Second, I anticipate significant advancements in image and video generation. The recently released FLUX model for image generation has demonstrated incredible results and garnered strong enthusiasm within the AI community. The release of video generation model APIs by providers like Runway and Kling will finally allow AI developers worldwide to integrate video generation capabilities into their products. I expect this sector to experience tremendous growth, with new models and products emerging for applications in fields ranging from cinema to consumer apps and graphic design.
If you could envision AI five to ten years from now, what advancements or changes do you think will define the field?
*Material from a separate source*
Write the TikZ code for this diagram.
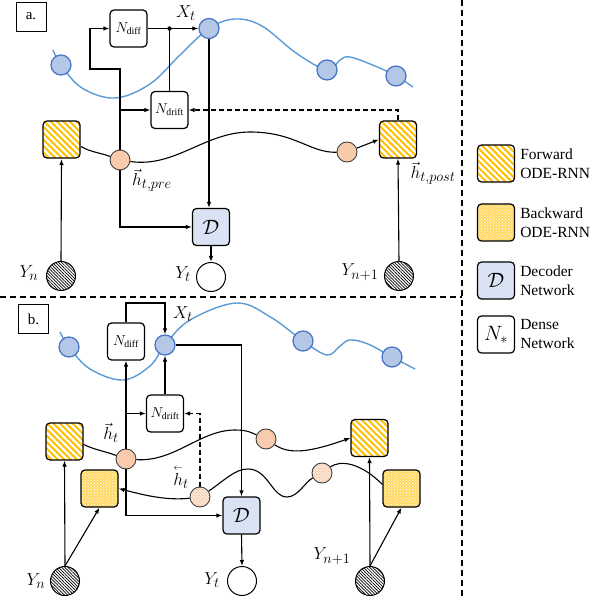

Since my expertise is in efficient AI and on-device deployment, I’ll focus on my vision for the future in this area.
I foresee the mass adoption of on-device LLMs and the shift of LLM use cases from cloud GPUs to user devices. For users, this will mean enhanced data security and a fully integrated experience with their devices, making LLM capabilities as familiar as auto-correct is today. However, there will still be cases requiring cloud-based processing, either for known applications or new, yet-to-be-discovered scenarios.
I also anticipate the emergence of specialized AI hardware. This will include dedicated hardware for training clusters, GPU-like architectures for cloud AI inference, and specialized mobile chips for on-device AI. Additionally, I expect to see optimized hardware for generative neural networks tailored to image and video generation applications.